Solid State Lighting - Street and Parking Lot Lighting
CASE STUDY: STREET AND PARKING LOT LIGHTING
LED parking lot and street lights are a rapidly emerging solid state lighting application. Leading the way, in February 2009 the City of Los Angeles announced a partnership with the Clinton Climate Initiative (CCI) to replace 140,000 street lights with LED fixtures over the next five years.
The new lights will use 40 to 50 percent less electricity than the city's existing street lights, which currently cost the city $15 million per year to operate. Plus, the lights will last two to three times longer than traditional lights, saving on maintenance costs. LED lights are also more desirable for residents - they increase visibility for drivers and pedestrians, provide more aesthetically pleasing light, and provide a greater sense of safety due to more even light distribution, better color, and greater reliability.

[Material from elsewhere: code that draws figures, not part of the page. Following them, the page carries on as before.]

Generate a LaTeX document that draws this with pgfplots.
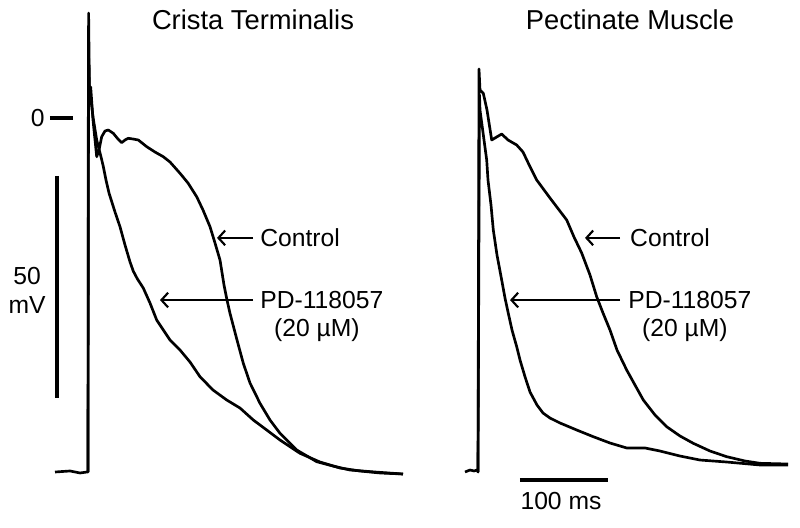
\documentclass[border=0pt]{standalone}
\usepackage{fontspec}
\setmainfont{Liberation Sans}
\usepackage{pgfplots}
\pgfplotsset{compat=1.18}
\usetikzlibrary{arrows.meta}

% traces: time in ms from the upstroke, membrane potential in mV
\pgfplotstableread{
t V
-37.5 -79.73
-20.45 -79.50
-9.09 -79.95
-1.14 -79.73
0 -79.73
0.68 23.65
1.70 5.18
3.07 6.98
5.68 -0.45
9.89 -8.72
12.5 -7.21
15.57 -4.21
19.32 -2.93
23.07 -2.70
28.75 -3.45
34.09 -4.73
38.30 -5.56
42.05 -4.95
45.80 -4.57
51.14 -4.73
57.16 -4.95
66.70 -6.46
76.14 -7.66
85.57 -8.72
93.18 -9.91
104.55 -12.45
113.64 -14.64
123.52 -17.73
130.68 -20.72
138.64 -24.48
144.32 -28.15
150.0 -31.98
154.55 -37.61
157.95 -40.99
161.36 -43.99
169.32 -50.00
176.48 -55.25
184.09 -59.68
195.45 -64.26
206.82 -68.02
218.18 -71.01
237.16 -74.77
259.89 -77.41
278.41 -78.38
297.73 -79.28
326.14 -79.73
357.95 -80.18
}\ctcontrol

\pgfplotstableread{
t V
0 -79.73
0.45 15.77
1.70 6.31
3.41 4.05
5.68 0.23
9.89 -4.95
13.64 -7.88
17.05 -10.59
20.45 -13.96
23.86 -16.89
30.68 -21.17
36.36 -24.48
42.05 -28.60
47.73 -32.40
51.48 -34.50
56.00 -36.20
62.84 -38.30
70.45 -41.67
78.07 -45.50
93.18 -50.00
104.55 -52.25
115.91 -54.95
127.27 -58.27
142.05 -61.26
157.61 -63.51
172.73 -65.32
187.84 -68.02
203.07 -70.27
218.18 -72.52
240.91 -75.52
263.64 -77.48
286.36 -78.83
309.09 -79.50
331.82 -79.95
357.95 -80.18
}\ctdrug

\pgfplotstableread{
t V
-14.77 -79.73
-9.09 -79.28
-4.55 -79.50
-1.14 -79.28
0 -79.73
1.14 11.04
2.27 6.31
6.02 5.56
10.23 1.80
15.57 -4.95
19.32 -4.50
26.93 -3.60
34.09 -4.95
43.98 -6.08
51.14 -7.66
59.09 -10.97
66.70 -13.96
81.82 -18.02
100.80 -22.97
109.09 -26.80
117.84 -30.41
127.27 -35.36
134.89 -40.25
142.05 -43.92
150.0 -47.75
157.95 -52.25
168.98 -56.76
178.41 -60.14
187.84 -63.51
201.14 -66.89
214.43 -69.53
229.55 -71.62
244.66 -73.27
263.64 -75.00
282.61 -76.28
303.41 -77.25
320.45 -77.77
352.27 -77.93
}\pmcontrol

\pgfplotstableread{
t V
0 -79.73
1.70 5.18
2.27 1.80
4.55 -1.58
6.82 -4.95
9.89 -9.46
11.36 -13.96
14.77 -19.59
17.39 -25.23
21.59 -30.86
26.93 -36.49
30.68 -40.54
34.43 -43.99
38.64 -47.75
43.98 -51.51
47.73 -54.50
53.41 -58.27
59.09 -61.71
67.05 -64.64
73.86 -66.44
81.82 -67.57
93.18 -68.69
112.16 -70.27
131.02 -71.78
150.0 -73.20
168.98 -74.32
189.77 -74.32
206.82 -75.00
229.55 -76.13
252.27 -77.03
282.61 -77.48
320.45 -78.15
352.27 -78.15
}\pmdrug

\tikzset{
  lbl/.style={font=\fontsize{18.5}{22}\selectfont, inner sep=0pt},
  ttl/.style={font=\fontsize{20.5}{24}\selectfont, inner sep=0pt},
  arr/.style={-{Straight Barb[length=5pt,width=11pt,line width=1.6pt]}, line width=1.7pt},
  apline/.style={black, line width=2pt, line join=round},
  bar/.style={line width=2.6pt},
}
\pgfplotsset{
  trace/.style={axis lines=none, scale only axis, clip=false,
    height=396pt, ymin=-92.34, ymax=26.58},
}

\begin{document}
\begin{tikzpicture}
\useasboundingbox (0,0) rectangle (600pt,396pt);
% Crista Terminalis
\begin{axis}[trace, at={(0pt,0pt)}, anchor=south west, width=315pt, xmin=-100, xmax=377.27]
\addplot[apline] table {\ctdrug};
\addplot[apline] table {\ctcontrol};
\node[ttl] at (axis cs:187.5,22.07) {Crista Terminalis};
\draw[bar] (axis cs:-43.2,0) -- (axis cs:-17.0,0);
\node[lbl, anchor=east] at (axis cs:-49,0) {0};
\draw[bar] (axis cs:-35.2,-13.06) -- (axis cs:-35.2,-63.06);
\node[lbl, align=center] at (axis cs:-69.3,-38.8) {50\\mV};
\node[lbl, anchor=west] at (axis cs:195.5,-27.0) {Control};
\draw[arr] (axis cs:187.5,-27.0) -- (axis cs:146.6,-27.0);
\node[lbl, anchor=west] at (axis cs:195.5,-41.0) {PD-118057};
\draw[arr] (axis cs:187.5,-41.0) -- (axis cs:81.8,-41.0);
\node[lbl] at (axis cs:260.2,-47.7) {(20 µM)};
\end{axis}
% Pectinate Muscle
\begin{axis}[trace, at={(315pt,0pt)}, anchor=south west, width=285pt, xmin=-65.91, xmax=365.91]
\addplot[apline] table {\pmdrug};
\addplot[apline] table {\pmcontrol};
\node[ttl] at (axis cs:172.7,22.07) {Pectinate Muscle};
\node[lbl, anchor=west] at (axis cs:172.7,-27.0) {Control};
\draw[arr] (axis cs:161.4,-27.0) -- (axis cs:121.6,-27.0);
\node[lbl, anchor=west] at (axis cs:170.5,-41.0) {PD-118057};
\draw[arr] (axis cs:161.4,-41.0) -- (axis cs:36.4,-41.0);
\node[lbl] at (axis cs:235.2,-47.7) {(20 µM)};
\draw[bar] (axis cs:47.7,-81.5) -- (axis cs:147.7,-81.5);
\node[lbl] at (axis cs:94.3,-86.2) {100 ms};
\end{axis}
\end{tikzpicture}
\end{document}
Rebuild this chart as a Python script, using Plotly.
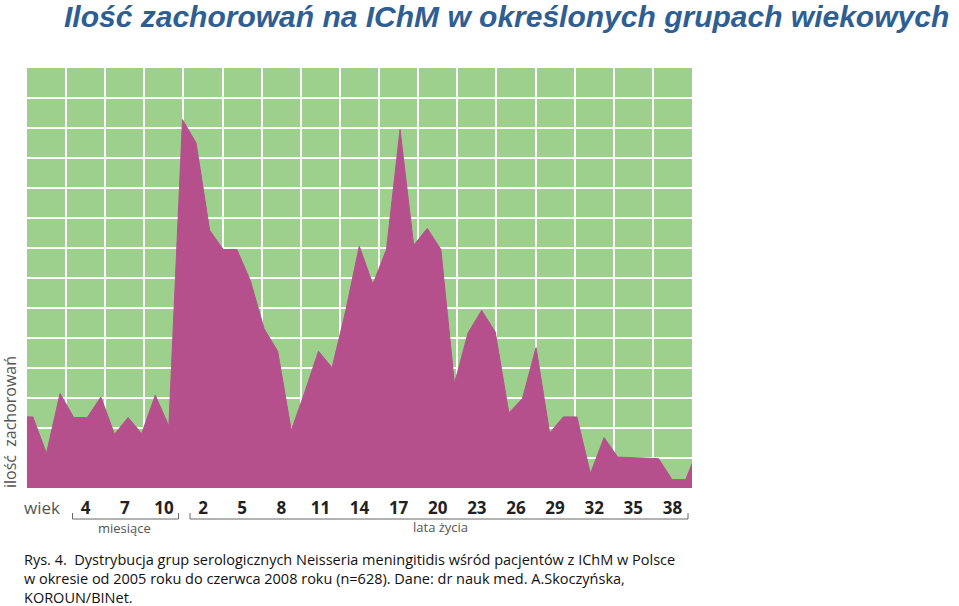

The capital cost for the replacement is financed by a seven year loan from CCI, which will be entirely paid for through the new street lights' energy and maintenance savings, while still saving taxpayers $48 million over the loan period. The LED street lights will save the City of Los Angeles $10 million per year thereafter, and will reduce carbon (CO2) emissions by 40,500 tons per year - equivalent to taking 6,700 cars off the road.
Building off of this success, the Clinton Climate Initiative is expanding to work with other cities on similar street lighting projects. With the Next Generation Lighting Industry Alliance projecting that LED lights will reach first-cost parity with traditional high intensity discharge lights by 2015, the savings will only get better.